Monday, November 26, 2007

The Collapsification

I sit across from a work colleague PK, who heads the Transport Technology Division of the company in which I work. A proud, traditional, middle-aged Scouser of the Everton supporting variety, a former teacher and speaker of four European languages (five if you count Liverpudlian)

PK has in moment of great excitement (whether at or outside of the Coach and Horse) come up with his own special vocabulary geared towards describing an extreme state of affairs, an example and my favourite being the term- "Collapsification" which he uses to describe an almost total disintegration of cohesion, structure or stature, last used to describe the England performance against Croatia.

No other word better describes the recent near annihilation of the Labour Party since the ascension of Gordon Brown.

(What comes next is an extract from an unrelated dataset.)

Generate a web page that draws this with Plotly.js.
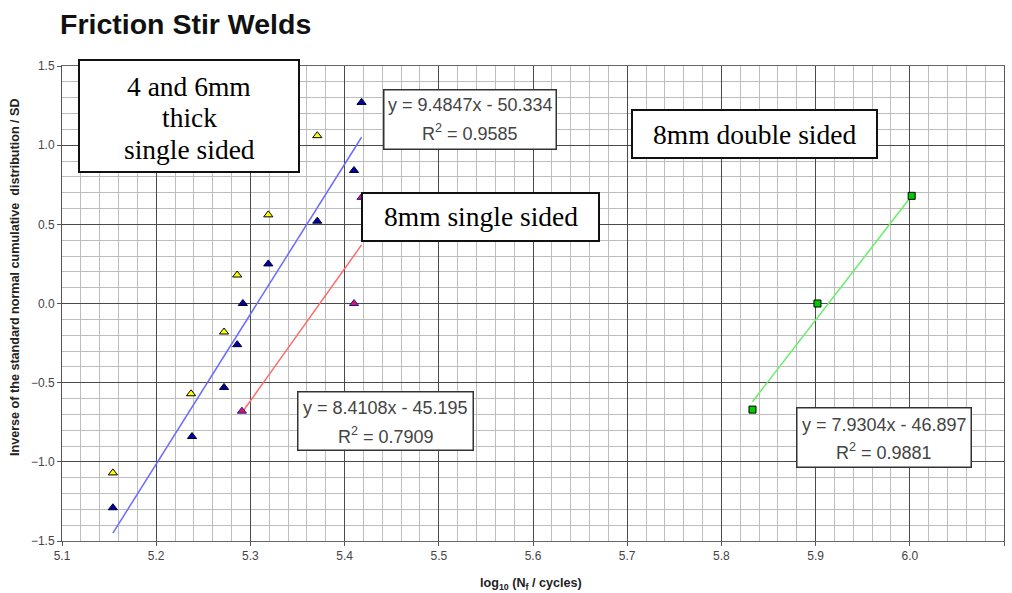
<!DOCTYPE html>
<html>
<head>
<meta charset="utf-8">
<script src="https://cdn.plot.ly/plotly-3.0.1.min.js"></script>
<style>html,body{margin:0;padding:0;background:#fff;}#chart{width:1012px;height:593px;}</style>
</head>
<body>
<div id="chart"></div>
<script>
// ---- data ----
const yellowX = [5.154, 5.237, 5.272, 5.286, 5.319, 5.371];
const yellowY = [-1.07, -0.57, -0.18, 0.18, 0.56, 1.06];
const blueX = [5.154, 5.238, 5.272, 5.286, 5.292, 5.319, 5.371, 5.410, 5.418];
const blueY = [-1.29, -0.84, -0.53, -0.26, 0.00, 0.25, 0.52, 0.84, 1.27];
const redX = [5.291, 5.410, 5.418];
const redY = [-0.68, 0.00, 0.67];
const greenX = [5.833, 5.902, 6.002];
const greenY = [-0.67, 0.00, 0.68];
// trendline end points (as drawn)
const blueTrendX = [5.154, 5.418];
const blueTrendY = [-1.45, 1.05];
const redTrendX = [5.291, 5.418];
const redTrendY = [-0.69, 0.37];
const greenTrendX = [5.833, 6.002];
const greenTrendY = [-0.62, 0.68];
const xTickVals = [5.1, 5.2, 5.3, 5.4, 5.5, 5.6, 5.7, 5.8, 5.9, 6.0, 6.1];
const yTickVals = [-1.5, -1.0, -0.5, 0.0, 0.5, 1.0, 1.5];
const eq1 = ["y = 9.4847x - 50.334", "R<sup>2</sup> = 0.9585"];
const eq2 = ["y = 8.4108x - 45.195", "R<sup>2</sup> = 0.7909"];
const eq3 = ["y = 7.9304x - 46.897", "R<sup>2</sup> = 0.9881"];
const label1 = ["4 and 6mm", "thick", "single sided"];
const label2 = ["8mm single sided"];
const label3 = ["8mm double sided"];

// ---- plot geometry helpers (pixels -> paper) ----
const L = 62, R = 1004, T = 66, B = 541;
const px = p => (p - L) / (R - L);
const py = p => (B - p) / (B - T);

const traces = [
  {x: blueTrendX, y: blueTrendY, mode: 'lines', line: {color: '#6b6bff', width: 1.5}, hoverinfo: 'skip'},
  {x: redTrendX, y: redTrendY, mode: 'lines', line: {color: '#ff6b6b', width: 1.5}, hoverinfo: 'skip'},
  {x: greenTrendX, y: greenTrendY, mode: 'lines', line: {color: '#66ee66', width: 1.5}, hoverinfo: 'skip'},
  {x: yellowX, y: yellowY, mode: 'markers', marker: {symbol: 'triangle-up', size: 8, color: '#ffff00', line: {color: '#000000', width: 1}}},
  {x: blueX, y: blueY, mode: 'markers', marker: {symbol: 'triangle-up', size: 8, color: '#0000a0', line: {color: '#000033', width: 1}}},
  {x: redX, y: redY, mode: 'markers', marker: {symbol: 'triangle-up', size: 8, color: '#e0105a', line: {color: '#1a1a9c', width: 1}}},
  {x: greenX, y: greenY, mode: 'markers', marker: {symbol: 'square', size: 7, color: '#00cc00', line: {color: '#000000', width: 1}}}
];

const annotations = [];
const shapes = [];
// a boxed group: white frame (shape), then each text line at its own vertical position
function boxed(lines, cx, cy, w, h, offsets, font, bw, bc) {
  shapes.push({type: 'rect', xref: 'paper', yref: 'paper', layer: 'above',
    x0: px(cx - w / 2 + bw / 2), x1: px(cx + w / 2 - bw / 2), y0: py(cy + h / 2 - bw / 2), y1: py(cy - h / 2 + bw / 2),
    fillcolor: '#ffffff', line: {color: bc, width: bw}});
  lines.forEach((t, i) => annotations.push({xref: 'paper', yref: 'paper', x: px(cx), y: py(cy + offsets[i]),
    xanchor: 'center', yanchor: 'middle', text: t, showarrow: false, font: font}));
}
const serif = {family: 'Liberation Serif, Times New Roman, serif', size: 27.5, color: '#000'};
const sans = {family: 'Liberation Sans, Arial, sans-serif', size: 18, color: '#444'};

boxed(label1, 189, 116, 222, 114, [-30, 1, 33], serif, 2, '#111');
boxed(label2, 480.5, 217, 239, 50, [0], serif, 2, '#111');
boxed(label3, 754.5, 134, 247, 50, [0], serif, 2, '#111');
boxed(eq1, 470, 119.5, 174, 61, [-15, 13], sans, 1.5, '#333');
boxed(eq2, 385.5, 421, 177, 60, [-13, 14], sans, 1.5, '#333');
boxed(eq3, 884, 437.5, 176, 61, [-13, 14], sans, 1.5, '#333');
annotations.push({xref: 'paper', yref: 'paper', x: px(15), y: py(277), xanchor: 'center', yanchor: 'middle', textangle: -90,
   text: '<b>Inverse of the standard normal cumulative  distribution / SD</b>', showarrow: false,
   font: {family: 'Liberation Sans, Arial, sans-serif', size: 12.6, color: '#222'}});
annotations.push({xref: 'paper', yref: 'paper', x: px(531), y: py(584), xanchor: 'center', yanchor: 'middle',
   text: '<b>log<sub>10</sub> (N<sub>f</sub> / cycles)</b>', showarrow: false,
   font: {family: 'Liberation Sans, Arial, sans-serif', size: 12.6, color: '#222'}});

const layout = {
  width: 1012, height: 593,
  margin: {l: L, r: 1012 - R, t: T, b: 593 - B},
  paper_bgcolor: '#ffffff', plot_bgcolor: '#ffffff',
  showlegend: false,
  title: {text: '<b>Friction Stir Welds</b>', x: 60 / 1012, xanchor: 'left', xref: 'container',
          y: 1 - 24 / 593, yanchor: 'middle', yref: 'container',
          font: {family: 'Liberation Sans, Arial, sans-serif', size: 28.5, color: '#111'}},
  xaxis: {range: [5.1, 6.1], tickvals: xTickVals, tickformat: '.1f', showgrid: true, gridcolor: '#4a4a4a', gridwidth: 1,
          zeroline: false, showline: true, linecolor: '#666', linewidth: 1, mirror: true,
          ticks: 'outside', ticklen: 4, tickcolor: '#555',
          tickfont: {family: 'Liberation Sans, Arial, sans-serif', size: 12, color: '#444'},
          minor: {dtick: 0.02, showgrid: true, gridcolor: '#bdbdbd', gridwidth: 1, ticks: ''}},
  yaxis: {range: [-1.5, 1.5], tickvals: yTickVals, tickformat: '.1f', showgrid: true, gridcolor: '#4a4a4a', gridwidth: 1,
          zeroline: false, showline: true, linecolor: '#555', linewidth: 1, mirror: true,
          ticks: 'outside', ticklen: 4, tickcolor: '#555',
          tickfont: {family: 'Liberation Sans, Arial, sans-serif', size: 12, color: '#444'},
          minor: {dtick: 0.1, showgrid: true, gridcolor: '#bdbdbd', gridwidth: 1, ticks: ''}},
  shapes: shapes,
  annotations: annotations
};

Plotly.newPlot('chart', traces, layout, {displayModeBar: false, staticPlot: true});
</script>
</body>
</html>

There are many theories within and outside the Labour Party as to how things have to come to the present pass. Here are a few theories:

a. Upon the exit of Tony Blair, Labour has been deprived of its valuable, sleek information management machine, hence the present debacle being more a question of Info management, since there did not appear to be much worse happening than in the past (with the exception of the HMRC Disc scandal);

b. Gordon Brown’s structure is more geared towards open honest resolution of issues, hence the presentation of facts is geared more towards clarity and propriety than political info-manipulation;

c. There is a vacuum of crisis management leadership within the party; hence the seeming lack of ability to deal with the crisis of confidence within the party and the serious national image–disasters the Party seems to be stumbling into one after the other.

d. A genuine and serious lack of direction, initiative and vision within the party leadership, engendered by dictatorial control by Gordon Brown of practically all decision-making vehicles.

My sincere view is that there is a little of all of the above, which is probably Karma for Labour, which has itself to blame for throwing away the goodwill it enjoyed from the British people. There is no doubt that a lot of the difficulties faced by Labour were inherited from Tony Blair, however that is purely academic, leadership involves taking responsibility for stewardship a choice which was palpably clear to Gordon, who actively sought the position.

The sad thing is that Britain is on the road to returning the Tories back into Government, for this the Tories should not be commended but Labour should take responsibility- rather sadly in my view- for having betrayed the hopes of the country.

Cameron says call me Dave, well perhaps we'd better call him Sir or Prime Minister.
Ps/ Just gotten details on the David Abrahams donation disaster, goodness, even Frank Spencer couldn't possibly manage Labour's recent propensity for self-destruction!!